The seven men all cited here are listed in alphabetical order according to their last names with the ir full "position" citations also given. They are as follows:
John Allen Officer
Andrew Dice Officer
John Duteille Master of arms, petty officer, subordinate officer
George Franks Adjutant, officer of marines
William Grinnell Officer
John Irvin Officer
J. Irvine Officer
The last two citations - those for John Irvin and J. Irvine - are almost certainly the same individual listed twice with a slight alternate spellings of his first and last names. It is completely possible for there to be two separate individuals on board the frigate South Carolina by these names. But, for there to be two separate individuals on board the frigate who are both listed as "officer" and having virtually the same first name and last name is rather improbable. It is possible, just not very probable. But, this still does not clarify what was his actual rank or function on board the frigate.
The pension application of Alexander Coffin, "Pension Application of Alexander Coffin W8617", cites "... William Grinell of Rhode Island..." as a lieutenant on board the frigate South Carolina at the time of her sailing for the Texel in Holland on August 4, 1781. The pension application of George Fisher, "Pension Application of George Fisher S46036", cites one Greenwell as a lieutenant "...which served longest in [his] respective station..." with the implication that this was just before the frigate left the Texel in Holland on the aforementioned date. It has already been indicated that this is most probably a misspelling of Grinnell's last name with it being spelled as "Greenwell". But, there is also a James Grinnell who is cited as being a "Lieutenant" on board the frigate and this may a confusion of these two individual officers in the service of the state of South Carolina.
The only other "officer" listed above who is possibly confused with another would be George Franks. His "position" is cited exactly as noted above - "Adjutant, officer of marines". An adjutant in the 18th century was an officer who assisted a more senior officer with administrative duties. Thus, it could conceivably be that George Franks was the adjutant for assisting Michael Kalteissen and John Spencer in administrative duties concerning the marines that were under their command. This status as an officer would qualify him to be considered as an "officer of marines" even though he may well not have had any kind of direct command of the contingent of marines commanded by Kalteissen and Spencer.

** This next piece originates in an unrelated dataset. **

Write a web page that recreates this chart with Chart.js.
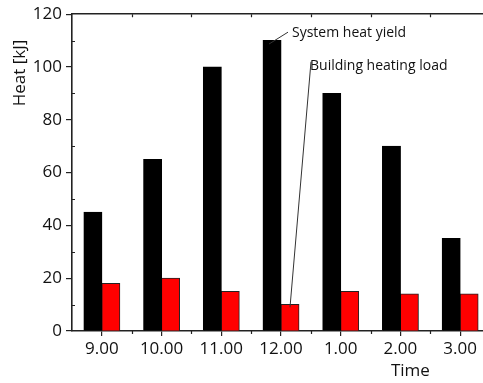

Another possibility with this specific officer is that this may be a confusion with a --------- Frankis who is cited earlier as a "Lieutenant". In Dr. Lewis's work, Neptune's Militia, page 148, there seems to be some degree of confusion as to how this individual's last name is spelled - whether it was "Franks", "Frankis", or "Frank". This could conceivably be separate individuals but, again, there is also the possibility that the two individuals listed here are indeed only one person.
We come at last to an individual who may not belong on this list at all - John Duteille. His "position" on board the frigate South Carolina is exactly as cited here, "Master of arms, petty officer, subordinate officer". It has been the standard procedure of the section of Dr. Lewis's work, Neptune's Militia, entitled "Appendix: Crew and Marines of the South Carolina" to list first the highest rank or rating that an individual achieved while on board the frigate South Carolina first and then list the lesser ranks or ratings in order after it from second highest to the lowest. John Duteille's rating of "Master of arms would qualify him to be a senior petty officer on board the frigate. The next rating is that of "petty officer" which is most probably a lesser rating that would qualify him as a junior petty officer. Where the confusion originates from is the last of his ratings/ranks of "subordinate officer". In his citation of "position", it is listed last and therefore, in the least significant place. Thus, it should rank or rate below a petty officer and mean that John Duteille was not considered an officer or a gentleman on board the frigate South Carolina. But, this term, "subordinate officer" is one that the writer of this blog is not familiar with in the literature of the any of the naval forces involved in the American Revolution. This could have meant that John Duteille was a junior petty officer on board the frigate. If this were the case, then it would match up with this "position" being cited last in the listing of John Duteille's "positions". Or, possibly, it could represent a confusion concerning his role on board the ship and be a misunderstanding of his function on board the frigate South Carolina.